Sunday, December 11, 2011

My budding writer

I have to share this, it's such a creative story. From what we can tell the assignment was to write a story personifying an inanimate object, without specifically revealing what the object is.
This is what my beautiful boy wrote (no corrections made):
Life Sucks
My face is a screen, my arm is a cord and my hand is a mouse, the other is a speaker and my feet are plugs. Almost every day someone's sweaty hands are all over my buttons and my hand. Most of the day people turn my face off. Whenever some kid turns me on and they play games with people running around I feel little feet pounding my face. When I'm bored I talk to my friends: iPod, TV, DSi, Wii, laptop and Playstation but I've always wanted to know an Xbox. Playstation is obsessed with violent games, iPod thinks he's rich, laptop is so fancy, Wii is crazy about new games and DSi is obsessed with Pok√©mon. Every day I hear these words "time to get off now!," which I think is a woman's voice and then a kid's voice that says "awwww!!!!!" and that voice sounds like a sad boy. I know I'm not the only one probably all of you have one of me, you may even have multiples of me. There are three others of me in this house so there are four of us in total. NO! They're coming! "Homework first and then you can go on." I heard a mother say. "Okay", replied a boy. A couple of minutes later I heard this "Mom, I'm done!" said the boy. NOOOOOOO! He's back, looks like I'm getting turned on now.
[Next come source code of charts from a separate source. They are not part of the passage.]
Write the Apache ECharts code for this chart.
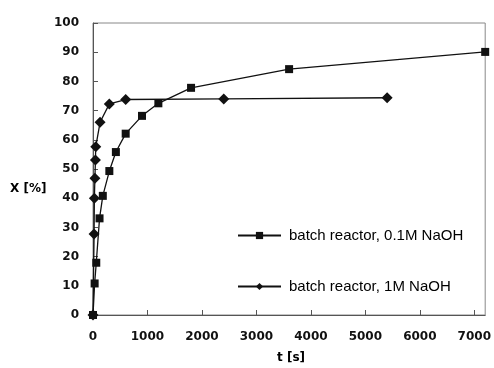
<!DOCTYPE html>
<html>
<head>
<meta charset="utf-8">
<script src="https://cdn.jsdelivr.net/npm/echarts@6/dist/echarts.min.js"></script>
<style>
html,body{margin:0;padding:0;background:#fff;}
#c{width:494px;height:368px;}
</style>
</head>
<body>
<div id="c"></div>
<script>
// Data
const seriesNames = ["batch reactor, 0.1M NaOH", "batch reactor, 1M NaOH"];
const tLow = [0, 30, 60, 120, 180, 300, 420, 600, 900, 1200, 1800, 3600, 7200];
const xLow = [0, 10.8, 17.9, 33.1, 40.8, 49.3, 55.8, 62.1, 68.2, 72.5, 77.8, 84.2, 90.1];
const tHigh = [0, 20, 25, 35, 45, 50, 130, 300, 600, 2400, 5400];
const xHigh = [0, 27.7, 40.0, 46.8, 53.1, 57.6, 66.0, 72.3, 73.8, 74.0, 74.4];
const xTicks = [0, 1000, 2000, 3000, 4000, 5000, 6000, 7000];
const yTicks = [0, 10, 20, 30, 40, 50, 60, 70, 80, 90, 100];

const pairs = (xs, ys) => xs.map((x, i) => [x, ys[i]]);

const chart = echarts.init(document.getElementById('c'), null, {renderer: 'canvas'});
const tickFont = {fontFamily: 'DejaVu Sans', fontSize: 12, fontWeight: 'bold', color: '#111'};
chart.setOption({
  animation: false,
  backgroundColor: '#fff',
  grid: {left: 93, right: 7, top: 23, bottom: 53, show: true, borderColor: '#888', borderWidth: 1},
  xAxis: {
    type: 'value', min: 0, max: 7200, interval: 1000,
    axisLine: {show: true, lineStyle: {color: '#555', width: 1}},
    axisTick: {show: true, inside: true, length: 5, lineStyle: {color: '#555'}},
    splitLine: {show: false},
    axisLabel: Object.assign({margin: 16, showMaxLabel: false,
      formatter: v => xTicks.includes(v) ? String(v) : ''}, tickFont)
  },
  yAxis: {
    type: 'value', min: 0, max: 100, interval: 10,
    axisLine: {show: true, lineStyle: {color: '#555', width: 1}},
    axisTick: {show: true, inside: true, length: 5, lineStyle: {color: '#555'}},
    splitLine: {show: false},
    axisLabel: Object.assign({margin: 14,
      formatter: v => yTicks.includes(v) ? String(v) : ''}, tickFont)
  },
  legend: {
    orient: 'vertical', left: 237, top: 228, itemGap: 36, padding: 0,
    itemWidth: 43, itemHeight: 9,
    textStyle: {fontFamily: 'Liberation Sans', fontSize: 15, color: '#000', padding: [0, 0, 0, 3]},
    data: [seriesNames[0], seriesNames[1]]
  },
  graphic: [
    {type: 'text', left: 10, top: 183, style: {text: 'X [%]', font: 'bold 12px "DejaVu Sans"', fill: '#000'}},
    {type: 'text', left: 277, top: 352, style: {text: 't [s]', font: 'bold 12px "DejaVu Sans"', fill: '#000'}}
  ],
  series: [
    {
      name: seriesNames[0], type: 'line', data: pairs(tLow, xLow),
      symbol: 'rect', symbolSize: 8, showSymbol: true,
      lineStyle: {color: '#111', width: 1.3},
      itemStyle: {color: '#111'}
    },
    {
      name: seriesNames[1], type: 'line', data: pairs(tHigh, xHigh),
      symbol: 'diamond', symbolSize: [11, 11], showSymbol: true,
      lineStyle: {color: '#111', width: 1.3},
      itemStyle: {color: '#111'}
    }
  ]
});
</script>
</body>
</html>
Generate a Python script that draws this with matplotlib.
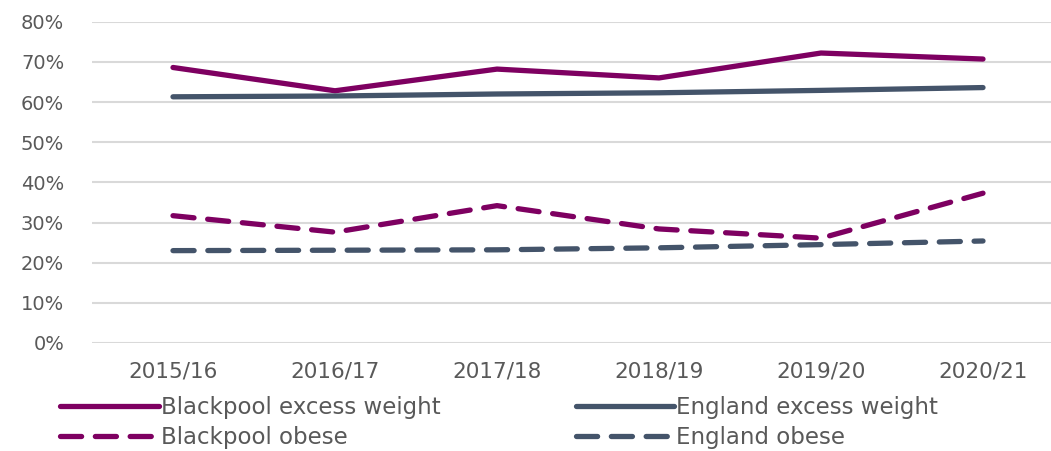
import matplotlib
matplotlib.use("Agg")
import matplotlib.pyplot as plt
from matplotlib.ticker import FuncFormatter

years = ["2015/16", "2016/17", "2017/18", "2018/19", "2019/20", "2020/21"]
blackpool_excess = [68.6, 62.8, 68.2, 66.0, 72.2, 70.7]
england_excess = [61.3, 61.5, 62.0, 62.3, 62.9, 63.6]
blackpool_obese = [31.7, 27.6, 34.2, 28.4, 26.1, 37.3]
england_obese = [23.0, 23.1, 23.2, 23.7, 24.5, 25.4]

purple = "#7E0061"
slate = "#44546A"
txt = "#595959"

fig = plt.figure(figsize=(10.51, 4.51), dpi=100)
ax = fig.add_axes([92/1051, 1-343/451, (1064-92)/1051, (343-21.7)/451])

x = list(range(len(years)))
lw = 3.8
dash = (4.0, 2.6)
l1, = ax.plot(x, [v/100 for v in blackpool_excess], color=purple, lw=lw,
              solid_capstyle="round", solid_joinstyle="round", label="Blackpool excess weight")
l2, = ax.plot(x, [v/100 for v in england_excess], color=slate, lw=lw,
              solid_capstyle="round", solid_joinstyle="round", label="England excess weight")
l3, = ax.plot(x, [v/100 for v in blackpool_obese], color=purple, lw=lw,
              dashes=dash, dash_capstyle="round", label="Blackpool obese")
l4, = ax.plot(x, [v/100 for v in england_obese], color=slate, lw=lw,
              dashes=dash, dash_capstyle="round", label="England obese")

ax.set_xlim(-0.5, 5.5)
ax.set_ylim(0, 0.8)
ax.set_yticks([i/10 for i in range(9)])
ax.yaxis.set_major_formatter(FuncFormatter(lambda v, p: f"{v*100:.0f}%"))
ax.set_xticks(x)
ax.set_xticklabels(years)
ax.grid(axis="y", color="#D9D9D9", lw=1.5)
ax.set_axisbelow(True)
for s in ax.spines.values():
    s.set_visible(False)
ax.tick_params(axis="both", length=0, colors=txt)
ax.tick_params(axis="y", labelsize=14, pad=20)
ax.tick_params(axis="x", labelsize=15.5, pad=13)
for lab in ax.get_yticklabels():
    lab.set_horizontalalignment("right")

leg = fig.legend(handles=[l1, l3, l2, l4], ncol=2, loc="upper left",
                 bbox_to_anchor=(60/1051, 1-396/451), frameon=False,
                 fontsize=16.5, handlelength=4.3, handletextpad=0.1,
                 columnspacing=5.9, labelspacing=0.3, borderpad=0, borderaxespad=0)
for t in leg.get_texts():
    t.set_color(txt)

fig.savefig("out.png", dpi=100)
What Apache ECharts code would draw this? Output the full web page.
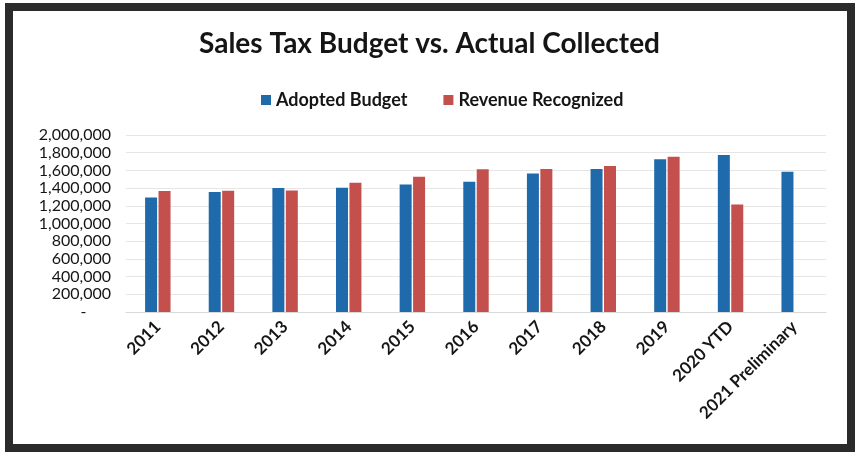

Bye!
Now, I don't know about you but this coming from a ten year old just blows me away.
Apparently, his teacher didn't enjoy the creative aspect of the story quite as much as we did because he didn't get the grade I thought it should earn.  (Seems he revised it as he prepared the final copy, introducing several grammatical errors, and then he failed to properly proofread it before handing it in.  Those errors lost him grade points.  He was not happy with the final mark.  Tough lesson learned!)
With time, he'll learn not to mess with a good thing.
But in my estimation, it's a fabulous first-run story.
Way to go Marcus, my man!  I hope you never lose that spark.

1 comment:

John Fowler said...

Yes, and I hope one of the lessons learned is that a pompous, grumpy teacher can spoil a lot of budding talent.